▸ What the task asks: Carry none of the pictures over; write out the complete data exactly.

-- start --

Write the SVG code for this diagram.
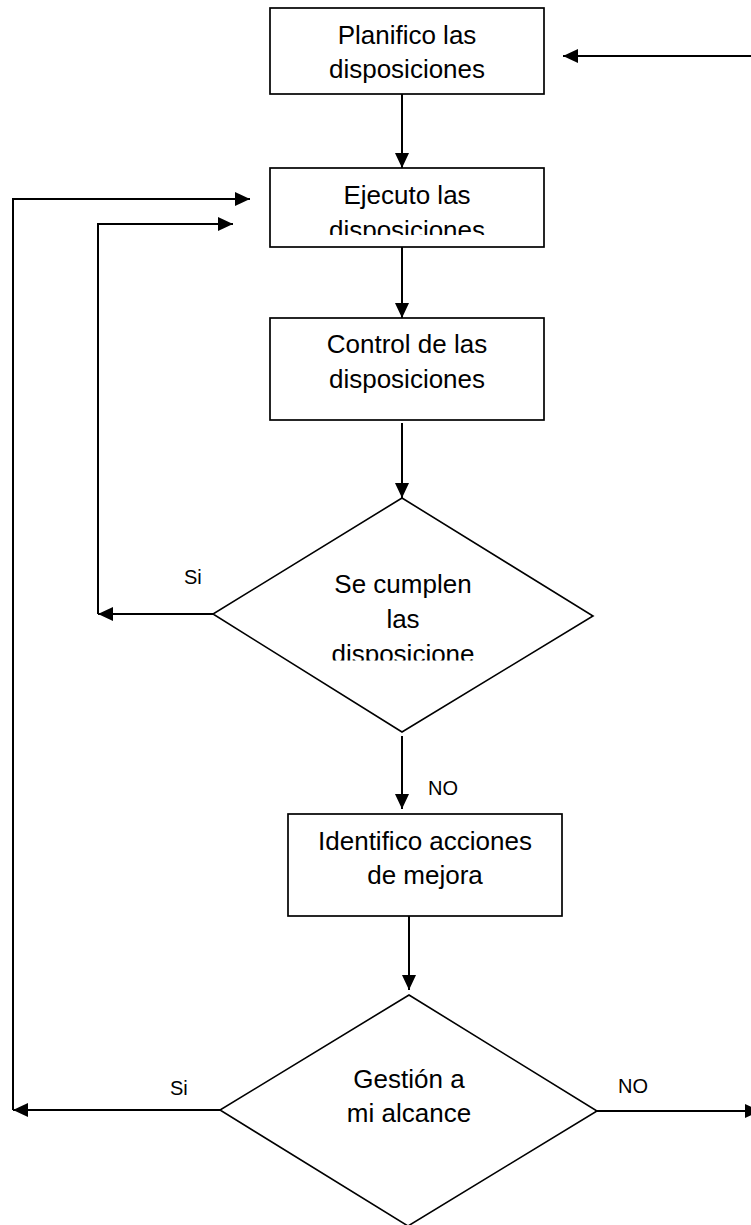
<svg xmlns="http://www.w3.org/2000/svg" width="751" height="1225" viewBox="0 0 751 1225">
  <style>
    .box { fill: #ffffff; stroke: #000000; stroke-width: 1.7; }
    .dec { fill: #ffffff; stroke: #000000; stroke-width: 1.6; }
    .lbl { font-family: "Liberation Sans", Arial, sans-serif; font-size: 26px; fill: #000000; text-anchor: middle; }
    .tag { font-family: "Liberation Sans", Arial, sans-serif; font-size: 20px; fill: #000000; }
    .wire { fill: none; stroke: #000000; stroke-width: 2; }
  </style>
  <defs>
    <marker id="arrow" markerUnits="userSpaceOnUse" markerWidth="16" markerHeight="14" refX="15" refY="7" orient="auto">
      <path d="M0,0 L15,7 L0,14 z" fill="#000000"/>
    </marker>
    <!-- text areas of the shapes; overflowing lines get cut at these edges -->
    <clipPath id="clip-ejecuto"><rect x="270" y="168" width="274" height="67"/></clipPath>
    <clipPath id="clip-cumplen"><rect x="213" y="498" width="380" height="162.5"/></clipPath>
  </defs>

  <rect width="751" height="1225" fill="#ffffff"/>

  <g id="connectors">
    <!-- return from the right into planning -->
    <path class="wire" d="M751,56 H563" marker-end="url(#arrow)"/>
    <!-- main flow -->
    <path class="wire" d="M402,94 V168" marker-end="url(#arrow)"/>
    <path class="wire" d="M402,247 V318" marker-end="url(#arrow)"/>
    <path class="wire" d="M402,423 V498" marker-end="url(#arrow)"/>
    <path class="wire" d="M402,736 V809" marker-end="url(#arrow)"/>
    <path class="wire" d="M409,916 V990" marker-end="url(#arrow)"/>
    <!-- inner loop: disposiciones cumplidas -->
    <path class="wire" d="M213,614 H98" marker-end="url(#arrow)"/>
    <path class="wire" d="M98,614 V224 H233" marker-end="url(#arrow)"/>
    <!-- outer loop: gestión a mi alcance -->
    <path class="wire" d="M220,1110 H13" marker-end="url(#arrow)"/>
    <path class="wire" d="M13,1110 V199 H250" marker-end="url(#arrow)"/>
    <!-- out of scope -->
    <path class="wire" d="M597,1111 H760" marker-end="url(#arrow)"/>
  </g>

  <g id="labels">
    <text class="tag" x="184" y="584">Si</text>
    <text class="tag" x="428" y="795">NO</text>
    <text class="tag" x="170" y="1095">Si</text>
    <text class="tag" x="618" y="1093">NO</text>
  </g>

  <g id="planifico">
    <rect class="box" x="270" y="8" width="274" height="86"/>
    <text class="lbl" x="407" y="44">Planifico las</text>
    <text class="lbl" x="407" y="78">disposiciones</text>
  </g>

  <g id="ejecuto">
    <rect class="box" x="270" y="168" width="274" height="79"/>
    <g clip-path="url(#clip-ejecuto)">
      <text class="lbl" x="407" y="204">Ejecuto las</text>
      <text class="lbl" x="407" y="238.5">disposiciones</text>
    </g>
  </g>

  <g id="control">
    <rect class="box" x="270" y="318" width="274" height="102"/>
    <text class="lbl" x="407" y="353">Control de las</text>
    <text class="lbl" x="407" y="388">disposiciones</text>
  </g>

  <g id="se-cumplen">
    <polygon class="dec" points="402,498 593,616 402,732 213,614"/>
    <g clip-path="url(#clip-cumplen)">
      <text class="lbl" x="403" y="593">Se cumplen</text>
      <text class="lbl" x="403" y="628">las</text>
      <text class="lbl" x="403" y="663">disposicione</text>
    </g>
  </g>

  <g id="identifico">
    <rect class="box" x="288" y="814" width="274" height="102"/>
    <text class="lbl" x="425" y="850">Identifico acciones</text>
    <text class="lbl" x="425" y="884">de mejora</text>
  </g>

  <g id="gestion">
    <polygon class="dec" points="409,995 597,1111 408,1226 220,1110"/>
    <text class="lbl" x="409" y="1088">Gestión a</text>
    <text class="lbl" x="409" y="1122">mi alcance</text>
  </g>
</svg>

-- end --

▸ In response:
Write the SVG code for this diagram.
<svg xmlns="http://www.w3.org/2000/svg" width="751" height="1225" viewBox="0 0 751 1225">
  <style>
    .box { fill: #ffffff; stroke: #000000; stroke-width: 1.7; }
    .dec { fill: #ffffff; stroke: #000000; stroke-width: 1.6; }
    .lbl { font-family: "Liberation Sans", Arial, sans-serif; font-size: 26px; fill: #000000; text-anchor: middle; }
    .tag { font-family: "Liberation Sans", Arial, sans-serif; font-size: 20px; fill: #000000; }
    .wire { fill: none; stroke: #000000; stroke-width: 2; }
  </style>
  <defs>
    <marker id="arrow" markerUnits="userSpaceOnUse" markerWidth="16" markerHeight="14" refX="15" refY="7" orient="auto">
      <path d="M0,0 L15,7 L0,14 z" fill="#000000"/>
    </marker>
    <!-- text areas of the shapes; overflowing lines get cut at these edges -->
    <clipPath id="clip-ejecuto"><rect x="270" y="168" width="274" height="67"/></clipPath>
    <clipPath id="clip-cumplen"><rect x="213" y="498" width="380" height="162.5"/></clipPath>
  </defs>

  <rect width="751" height="1225" fill="#ffffff"/>

  <g id="connectors">
    <!-- return from the right into planning -->
    <path class="wire" d="M751,56 H563" marker-end="url(#arrow)"/>
    <!-- main flow -->
    <path class="wire" d="M402,94 V168" marker-end="url(#arrow)"/>
    <path class="wire" d="M402,247 V318" marker-end="url(#arrow)"/>
    <path class="wire" d="M402,423 V498" marker-end="url(#arrow)"/>
    <path class="wire" d="M402,736 V809" marker-end="url(#arrow)"/>
    <path class="wire" d="M409,916 V990" marker-end="url(#arrow)"/>
    <!-- inner loop: disposiciones cumplidas -->
    <path class="wire" d="M213,614 H98" marker-end="url(#arrow)"/>
    <path class="wire" d="M98,614 V224 H233" marker-end="url(#arrow)"/>
    <!-- outer loop: gestión a mi alcance -->
    <path class="wire" d="M220,1110 H13" marker-end="url(#arrow)"/>
    <path class="wire" d="M13,1110 V199 H250" marker-end="url(#arrow)"/>
    <!-- out of scope -->
    <path class="wire" d="M597,1111 H760" marker-end="url(#arrow)"/>
  </g>

  <g id="labels">
    <text class="tag" x="184" y="584">Si</text>
    <text class="tag" x="428" y="795">NO</text>
    <text class="tag" x="170" y="1095">Si</text>
    <text class="tag" x="618" y="1093">NO</text>
  </g>

  <g id="planifico">
    <rect class="box" x="270" y="8" width="274" height="86"/>
    <text class="lbl" x="407" y="44">Planifico las</text>
    <text class="lbl" x="407" y="78">disposiciones</text>
  </g>

  <g id="ejecuto">
    <rect class="box" x="270" y="168" width="274" height="79"/>
    <g clip-path="url(#clip-ejecuto)">
      <text class="lbl" x="407" y="204">Ejecuto las</text>
      <text class="lbl" x="407" y="238.5">disposiciones</text>
    </g>
  </g>

  <g id="control">
    <rect class="box" x="270" y="318" width="274" height="102"/>
    <text class="lbl" x="407" y="353">Control de las</text>
    <text class="lbl" x="407" y="388">disposiciones</text>
  </g>

  <g id="se-cumplen">
    <polygon class="dec" points="402,498 593,616 402,732 213,614"/>
    <g clip-path="url(#clip-cumplen)">
      <text class="lbl" x="403" y="593">Se cumplen</text>
      <text class="lbl" x="403" y="628">las</text>
      <text class="lbl" x="403" y="663">disposicione</text>
    </g>
  </g>

  <g id="identifico">
    <rect class="box" x="288" y="814" width="274" height="102"/>
    <text class="lbl" x="425" y="850">Identifico acciones</text>
    <text class="lbl" x="425" y="884">de mejora</text>
  </g>

  <g id="gestion">
    <polygon class="dec" points="409,995 597,1111 408,1226 220,1110"/>
    <text class="lbl" x="409" y="1088">Gestión a</text>
    <text class="lbl" x="409" y="1122">mi alcance</text>
  </g>
</svg>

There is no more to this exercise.